We’re through the parking lot, crossing the street, the hotel entrance maybe 100 feet away. Mary stops in the middle of the road, wildly ranting about everything and nothing. She won’t budge! It’s around midnight – cars drive by. Layla and I try pleading with her, a car approaches and starts to slow down. Danger flips off the driver, bellicosely repeating over and over, “I don’t give a fuck, I’m making 6 figures!” She’s crying, she’s yelling, she’s not moving, she’s gonna get killed. I was pissed and getting progressively madder. This fucking idiot was intent on destroying herself – and the repercussions for me and Layla would be bad – cuz we drank with her. All I could think of what WTF ARE YOU DOING?
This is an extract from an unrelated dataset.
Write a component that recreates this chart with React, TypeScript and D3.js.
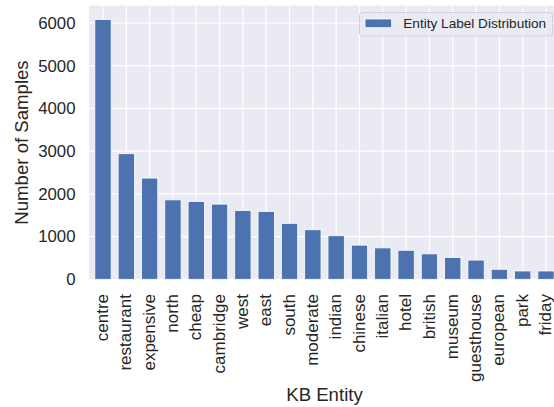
import * as d3 from 'd3';
import { useEffect, useRef } from 'react';

const entities = [
  'centre', 'restaurant', 'expensive', 'north', 'cheap', 'cambridge', 'west',
  'east', 'south', 'moderate', 'indian', 'chinese', 'italian', 'hotel',
  'british', 'museum', 'guesthouse', 'european', 'park', 'friday',
];
const counts = [
  6080, 2940, 2370, 1860, 1820, 1760, 1610, 1590, 1310, 1160, 1020, 800, 735,
  680, 595, 510, 450, 235, 195, 195,
];
const yTicks = [0, 1000, 2000, 3000, 4000, 5000, 6000];

const width = 554;
const height = 407;
const plot = { left: 89, right: 560, top: 5.7, bottom: 279.3 };
const font = '"Liberation Sans", Arial, sans-serif';
const textColor = '#262626';

export default function App() {
  const svgRef = useRef<SVGSVGElement>(null);

  useEffect(() => {
    const svg = d3.select(svgRef.current);
    svg.selectAll('*').remove();

    const x = d3.scaleLinear().domain([-0.6, entities.length - 0.4]).range([plot.left, plot.right]);
    const y = d3.scaleLinear().domain([0, 6405]).range([plot.bottom, plot.top]);
    const barW = x(0.35) - x(-0.35);

    // axes background
    svg
      .append('rect')
      .attr('x', plot.left)
      .attr('y', plot.top)
      .attr('width', plot.right - plot.left)
      .attr('height', plot.bottom - plot.top)
      .attr('fill', '#EAEAF2');

    const grid = svg.append('g').attr('stroke', '#fff').attr('stroke-width', 1.2);
    grid
      .selectAll('line.h')
      .data(yTicks)
      .join('line')
      .attr('class', 'h')
      .attr('x1', plot.left)
      .attr('x2', plot.right)
      .attr('y1', (d) => y(d))
      .attr('y2', (d) => y(d));
    grid
      .selectAll('line.v')
      .data(entities.map((_, i) => i))
      .join('line')
      .attr('class', 'v')
      .attr('x1', (d) => x(d))
      .attr('x2', (d) => x(d))
      .attr('y1', plot.top)
      .attr('y2', plot.bottom);

    svg
      .append('g')
      .selectAll('rect')
      .data(counts)
      .join('rect')
      .attr('x', (_, i) => x(i) - barW / 2)
      .attr('y', (d) => y(d))
      .attr('width', barW)
      .attr('height', (d) => y(0) - y(d))
      .attr('fill', '#4C72B0')
      .attr('stroke', '#fff')
      .attr('stroke-width', 0.8);

    // y ticks
    svg
      .append('g')
      .selectAll('text')
      .data(yTicks)
      .join('text')
      .attr('x', 75.5)
      .attr('y', (d) => y(d))
      .attr('dy', '0.35em')
      .attr('text-anchor', 'end')
      .attr('font-size', 16.8)
      .attr('font-family', font)
      .attr('fill', textColor)
      .text((d) => d);

    // x ticks
    svg
      .append('g')
      .selectAll('text')
      .data(entities)
      .join('text')
      .attr('transform', (_, i) => `translate(${x(i)},294) rotate(-90)`)
      .attr('dy', '0.3em')
      .attr('text-anchor', 'end')
      .attr('font-size', 17)
      .attr('font-family', font)
      .attr('fill', textColor)
      .text((d) => d);

    svg
      .append('text')
      .attr('transform', `translate(28,${(plot.top + plot.bottom) / 2}) rotate(-90)`)
      .attr('text-anchor', 'middle')
      .attr('font-size', 18.6)
      .attr('font-family', font)
      .attr('fill', textColor)
      .text('Number of Samples');

    svg
      .append('text')
      .attr('x', (plot.left + plot.right) / 2)
      .attr('y', 401)
      .attr('text-anchor', 'middle')
      .attr('font-size', 18.6)
      .attr('font-family', font)
      .attr('fill', textColor)
      .text('KB Entity');

    // legend
    const legend = svg.append('g');
    legend
      .append('rect')
      .attr('x', 359.5)
      .attr('y', 12.5)
      .attr('width', 193)
      .attr('height', 23.5)
      .attr('rx', 3)
      .attr('fill', '#EAEAF2')
      .attr('fill-opacity', 0.8)
      .attr('stroke', '#d0d0d8')
      .attr('stroke-width', 1);
    legend
      .append('rect')
      .attr('x', 365)
      .attr('y', 19)
      .attr('width', 26.7)
      .attr('height', 8.7)
      .attr('fill', '#4C72B0')
      .attr('stroke', '#fff')
      .attr('stroke-width', 0.8);
    legend
      .append('text')
      .attr('x', 403.3)
      .attr('y', 23.5)
      .attr('dy', '0.35em')
      .attr('font-size', 13.6)
      .attr('font-family', font)
      .attr('fill', textColor)
      .text('Entity Label Distribution');
  }, []);

  return (
    <svg
      ref={svgRef}
      width={width}
      height={height}
      style={{ position: 'absolute', left: 0, top: 0, background: '#fff' }}
    />
  );
}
A blind fury took over – I grabbed and dragged the Tasmanian she-devil to the sidewalk in front of her hotel. She screamed and cursed the entire way, then sat and refused to budge. She belligerently cried and yelled until Layla coaxed her up, got her to the lobby and into her room, cursing the entire way. Our reunion had come to a shitty end but interaction with my dysfunctional, tormented friend was far from over. Layla, Mark and I drove to my hotel where they got a room and crashed for the night. The next couple of days I got nothing but “F you” responses to any text message I sent her. Clearly none of us would benefit from her not remembering the dysfunction. We expected Callie to black out and not remember anything from that night. If only we’d been so lucky.
Maybe it was because she knew and once respected me that prompted Mary Danger to focus the anger, venom and vitriol of years of frustration and self-hatred at me. It never let up. We both had 10 days of training in Indiana before departing for Afghanistan and I expected to run into her there. I wrote and emailed a four page dissertation describing what happened, my fears for her mental state and how she’s going to destroy not only her friendships but also her potential career. It fell on deaf ears. I was scum and she let me know it. Thankfully Melody and I made other friends and kept our distance from Mary. It was easy for Melody because she was taking classes. However I saw Danger at the all-purpose bar/restaurant on base and her anger never diminished. She’d look at me with such hatred that I thought I might drop dead from her intent.
We survived Indiana with a few bumps and were on our way to Afghanistan. I saw but didn’t interact with Danger along the way and that pained me. She truly had become a little ‘sister’, having been part of my deployment family 18 months prior. But I’ve learned there’s no use trying to make someone confront her own demons. Callie’s controlled her life. It was time for me to let go – painful as it was. This wouldn’t be my last interaction in Afghanistan with Sister Mary Danger. There was more pain to come.